If you are reading a locomotive manual or a cab diagram, look for labels such as VCD, DSD, vigilance, dead man, or Sifa. Those labels usually point to the same essential idea, even if the cab hardware and reset logic differ from one railway to another.
FAQ
Is “vigelence padal” the correct spelling?
No. The usual railway term is vigilance pedal, vigilance control device, or a similar safety-system name. The misspelling still points to the same train driver alertness system.
Does the vigilance pedal stop the train immediately?
Usually it gives a warning first. If the driver still does not respond, the system can apply the brakes automatically.
Is the vigilance pedal the same as AWS or ETCS?

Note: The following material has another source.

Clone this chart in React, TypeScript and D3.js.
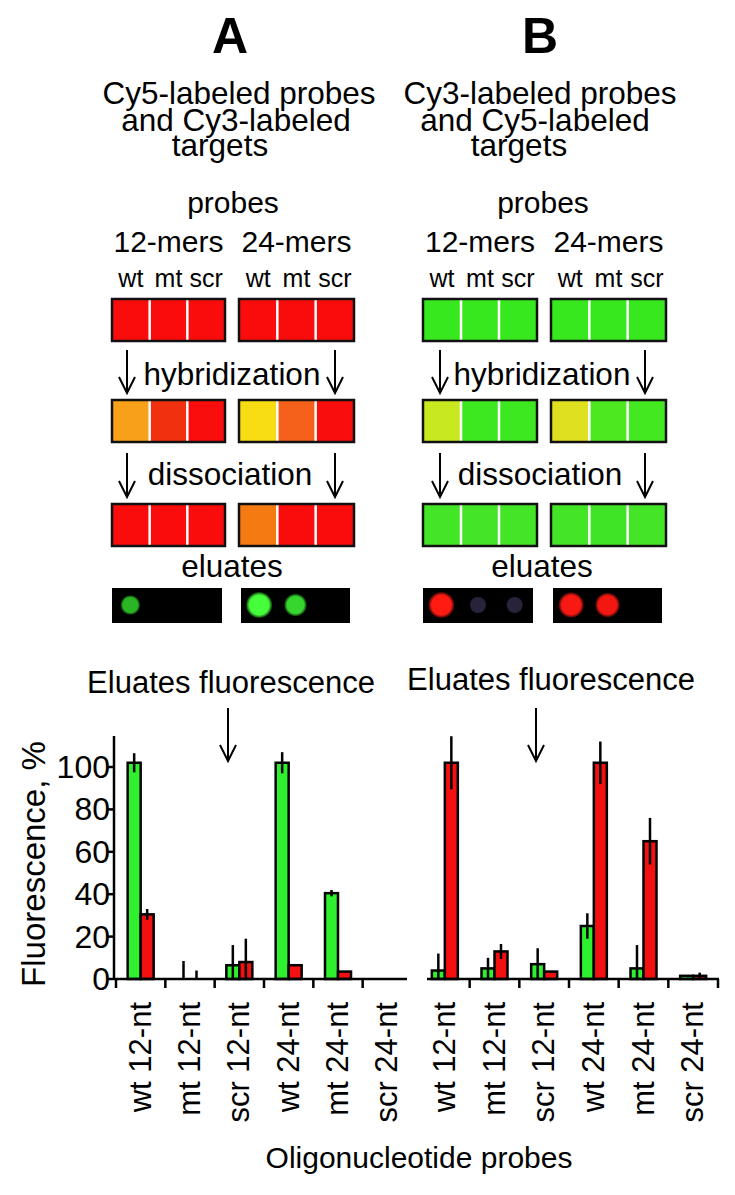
import React from 'react';
import * as d3 from 'd3';

// bar chart data (percent fluorescence of eluates)
const probes = ['wt 12-nt', 'mt 12-nt', 'scr 12-nt', 'wt 24-nt', 'mt 24-nt', 'scr 24-nt'];
const yTicks = [0, 20, 40, 60, 80, 100];

const greenA = [102, 0, 6.5, 102, 40.5, 0];
const greenErrA = [4.5, 8.5, 9.5, 5, 1.5, 0];
const redA = [30.5, 0, 8, 6.5, 3.5, 0];
const redErrA = [2.5, 4, 11, 0, 0, 0];

const greenB = [4, 5, 7, 25, 5, 1.5];
const greenErrB = [8, 5, 7.5, 6, 11, 0];
const redB = [102, 13, 3.5, 102, 65, 1.5];
const redErrB = [12.5, 3.5, 0, 10, 11, 1.5];

// schematic: spot colours of the 2 x 3 probe strips per step
const stripLabels = ['wt', 'mt', 'scr'];
const stepsA = [
  ['#fb0c0c', '#fb0c0c', '#fb0c0c', '#fb0c0c', '#fb0c0c', '#fb0c0c'],
  ['#f8a01a', '#f1300f', '#fa0d0d', '#f8dc14', '#f5601a', '#f90d0d'],
  ['#fa0c0c', '#fa0c0c', '#fa0c0c', '#f57a12', '#fa0c0c', '#fa0c0c'],
];
const stepsB = [
  ['#38e81e', '#38e81e', '#38e81e', '#38e81e', '#38e81e', '#38e81e'],
  ['#c8e820', '#3ee820', '#3ee820', '#dfe020', '#4ee820', '#44e820'],
  ['#44e426', '#44e426', '#44e426', '#44e426', '#40e426', '#44e426'],
];
// eluate spot intensities (0..1)
const eluateA = [0.55, 0, 0, 1, 0.75, 0];
const eluateB = [1, 0.15, 0.12, 0.95, 0.9, 0];

const FONT = 'Liberation Sans, Arial, sans-serif';
const GREEN = '#2ef02e';
const RED = '#f21010';

const y = d3.scaleLinear().domain([0, 100]).range([979, 767]);

function DownArrow({ x, y1, y2 }: { x: number; y1: number; y2: number }) {
  return (
    <g stroke="#000" strokeWidth={2} fill="none">
      <line x1={x} y1={y1} x2={x} y2={y2} />
      <path d={`M${x - 8},${y2 - 16} L${x},${y2} L${x + 8},${y2 - 16}`} />
    </g>
  );
}

function Strip({ x0, x1, top, colors }: { x0: number; x1: number; top: number; colors: string[] }) {
  const xs = d3.scaleBand<number>().domain([0, 1, 2]).range([x0, x1]);
  return (
    <g>
      {colors.map((c, i) => (
        <rect key={i} x={xs(i)} y={top} width={xs.bandwidth()} height={42} fill={c} />
      ))}
      {[1, 2].map((i) => (
        <line key={i} x1={xs(i)} x2={xs(i)} y1={top} y2={top + 42} stroke="#fff" strokeWidth={2.5} />
      ))}
      <rect x={x0} y={top} width={x1 - x0} height={42} fill="none" stroke="#111" strokeWidth={2.5} />
    </g>
  );
}

function Eluate({ x0, x1, vals, hue, id }: { x0: number; x1: number; vals: number[]; hue: 'g' | 'r'; id: string }) {
  const xs = d3.scaleBand<number>().domain([0, 1, 2]).range([x0 + 2, x1 + 2]);
  const cy = 605;
  return (
    <g>
      <rect x={x0} y={588} width={x1 - x0} height={35} fill="#000" />
      {vals.map((v, i) => {
        if (v <= 0) return null;
        const faint = v < 0.3;
        const r = faint ? 8 : 6 + 7 * v;
        return (
          <circle
            key={i}
            cx={(xs(i) as number) + xs.bandwidth() / 2 - 2}
            cy={cy}
            r={r}
            fill={faint ? '#28223a' : `url(#${id}${Math.round(v * 100)})`}
          />
        );
      })}
      <defs>
        {vals.filter((v) => v >= 0.3).map((v) => {
          const core = hue === 'g' ? d3.interpolateRgb('#0a5a0a', '#44ff3a')(v) : d3.interpolateRgb('#7a0808', '#ff1a12')(v);
          return (
            <radialGradient key={v} id={`${id}${Math.round(v * 100)}`}>
              <stop offset="0%" stopColor={core} />
              <stop offset="75%" stopColor={core} />
              <stop offset="100%" stopColor={core} stopOpacity={0.2} />
            </radialGradient>
          );
        })}
      </defs>
    </g>
  );
}

function Schematic({ cx, letter, lines, lineX, boxes, steps, eluate, hue, arrows }: any) {
  const rows = [299, 400, 504];
  return (
    <g fontFamily={FONT} fill="#000">
      <text x={cx} y={53} fontSize={50} fontWeight="bold" textAnchor="middle">{letter}</text>
      {lines.map((t: string, i: number) => (
        <text key={i} x={lineX[i]} y={[104, 131, 156][i]} fontSize={31.5} textAnchor="middle">{t}</text>
      ))}
      <text x={cx + 3} y={213} fontSize={30} textAnchor="middle">probes</text>
      <text x={(boxes[0][0] + boxes[0][1]) / 2} y={252} fontSize={30} textAnchor="middle">12-mers</text>
      <text x={(boxes[1][0] + boxes[1][1]) / 2} y={252} fontSize={30} textAnchor="middle">24-mers</text>
      {boxes.map((b: number[], bi: number) => {
        const xs = d3.scaleBand<number>().domain([0, 1, 2]).range([b[0], b[1]]);
        return stripLabels.map((s, i) => (
          <text key={`${bi}${i}`} x={(xs(i) as number) + xs.bandwidth() / 2} y={287} fontSize={25} textAnchor="middle">{s}</text>
        ));
      })}
      {rows.map((top, r) => (
        <g key={r}>
          <Strip x0={boxes[0][0]} x1={boxes[0][1]} top={top} colors={steps[r].slice(0, 3)} />
          <Strip x0={boxes[1][0]} x1={boxes[1][1]} top={top} colors={steps[r].slice(3)} />
        </g>
      ))}
      <DownArrow x={arrows[0]} y1={350} y2={393} />
      <DownArrow x={arrows[1]} y1={350} y2={393} />
      <text x={cx + 2} y={385} fontSize={31.5} textAnchor="middle">hybridization</text>
      <DownArrow x={arrows[0]} y1={453} y2={497} />
      <DownArrow x={arrows[1]} y1={453} y2={497} />
      <text x={cx} y={485} fontSize={31.5} textAnchor="middle">dissociation</text>
      <text x={cx + 2} y={577} fontSize={31.5} textAnchor="middle">eluates</text>
      <Eluate x0={boxes[0][0]} x1={boxes[0][0] + 110} vals={eluate.slice(0, 3)} hue={hue} id={`${letter}l`} />
      <Eluate x0={boxes[1][0] + 2} x1={boxes[1][0] + 111} vals={eluate.slice(3)} hue={hue} id={`${letter}r`} />
    </g>
  );
}

function Bars({ x, green, greenErr, red, redErr }: any) {
  const bw = 13;
  return (
    <g>
      {probes.map((p, i) => {
        const c = (x(p) as number) + x.bandwidth() / 2;
        const bars = [
          { v: green[i], e: greenErr[i], x0: c - bw, fill: GREEN },
          { v: red[i], e: redErr[i], x0: c, fill: RED },
        ];
        return (
          <g key={p}>
            {bars.map((b, j) =>
              b.v > 0 ? (
                <rect key={j} x={b.x0} y={y(b.v)} width={bw} height={y(0) - y(b.v)} fill={b.fill} stroke="#000" strokeWidth={2.5} />
              ) : null
            )}
            {bars.map((b, j) =>
              b.e > 0 ? (
                <line key={`e${j}`} x1={b.x0 + bw / 2} x2={b.x0 + bw / 2} y1={y(Math.max(0, b.v - b.e))} y2={y(b.v + b.e)} stroke="#000" strokeWidth={2.5} />
              ) : null
            )}
          </g>
        );
      })}
    </g>
  );
}

function XAxis({ x, lineFrom, lineTo, tickIdx }: any) {
  const step = x.step();
  const start = x.range()[0];
  return (
    <g>
      <line x1={lineFrom} x2={lineTo} y1={979} y2={979} stroke="#000" strokeWidth={2.5} />
      {tickIdx.map((i: number) => (
        <line key={i} x1={start + i * step} x2={start + i * step} y1={979} y2={988} stroke="#000" strokeWidth={2.5} />
      ))}
      {probes.map((p) => {
        const c = (x(p) as number) + x.bandwidth() / 2;
        return (
          <text key={p} transform={`translate(${c + 10},1002) rotate(-90)`} fontSize={31} textAnchor="end" fontFamily={FONT}>{p}</text>
        );
      })}
    </g>
  );
}

export default function App() {
  const xA = d3.scaleBand<string>().domain(probes).range([116, 412]);
  const xB = d3.scaleBand<string>().domain(probes).range([420, 718]);

  return (
    <svg width={735} height={1195} style={{ position: 'absolute', left: 0, top: 0, background: '#fff' }}>
      <Schematic
        cx={230}
        letter="A"
        lines={['Cy5-labeled probes', 'and Cy3-labeled', 'targets']}
        lineX={[239, 236, 220]}
        boxes={[[112, 225], [239, 354]]}
        steps={stepsA}
        eluate={eluateA}
        hue="g"
        arrows={[127, 335]}
      />
      <Schematic
        cx={540}
        letter="B"
        lines={['Cy3-labeled probes', 'and Cy5-labeled', 'targets']}
        lineX={[540, 535, 519]}
        boxes={[[423, 537], [551, 666]]}
        steps={stepsB}
        eluate={eluateB}
        hue="r"
        arrows={[440, 645]}
      />

      <g fontFamily={FONT}>
        <text x={231} y={693} fontSize={31} textAnchor="middle">Eluates fluorescence</text>
        <text x={551} y={690} fontSize={31} textAnchor="middle">Eluates fluorescence</text>
        <DownArrow x={228} y1={708} y2={761} />
        <DownArrow x={536} y1={708} y2={761} />

        {/* y axis */}
        <line x1={114} x2={114} y1={736} y2={980} stroke="#000" strokeWidth={2.5} />
        {yTicks.map((t) => (
          <g key={t}>
            <line x1={108} x2={114} y1={y(t)} y2={y(t)} stroke="#000" strokeWidth={2.5} />
            <text x={110} y={y(t) + 11} fontSize={32} textAnchor="end">{t}</text>
          </g>
        ))}
        <text transform="translate(45,864) rotate(-90)" fontSize={33} textAnchor="middle">Fluorescence, %</text>

        <Bars x={xA} green={greenA} greenErr={greenErrA} red={redA} redErr={redErrA} />
        <Bars x={xB} green={greenB} greenErr={greenErrB} red={redB} redErr={redErrB} />
        <XAxis x={xA} lineFrom={114} lineTo={407} tickIdx={[0, 1, 2, 3, 4, 5]} />
        <XAxis x={xB} lineFrom={427} lineTo={719} tickIdx={[1, 2, 3, 4, 5, 6]} />

        <text x={419} y={1168} fontSize={30} textAnchor="middle">Oligonucleotide probes</text>
      </g>
    </svg>
  );
}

No. Vigilance checks the driver’s responsiveness; AWS, TPWS, ETCS, and similar systems are train-protection or signaling-linked systems with different safety roles.
Why do some trains use a pedal and others use a button?
Railways choose different hardware depending on the locomotive design, region, and safety standard. The physical input can differ, but the purpose stays the same: confirm that the driver is alert and responsive.
Can the system be reset by normal driving actions?
Yes, on many locomotives it can. Indian Railways documents describe multi-resetting behavior, where normal actions and controller positions can satisfy the vigilance logic.
Key takeaways
- “Vigelence padal” usually means the train vigilance pedal or vigilance control device.
- Its job is to check whether the driver is still alert and responsive.
- Some trains use a foot pedal; others use a button, handle, or normal driving action.
- The system usually warns first and brakes only if the driver still does not respond.
- It is not the same as AWS, TPWS, or ETCS, although it works alongside them.
- Indian Railways materials describe VCD as a safety device for monitoring driver alertness during run.
- Newer thinking favors random vigilance timing in some settings because it reduces habit-based responses.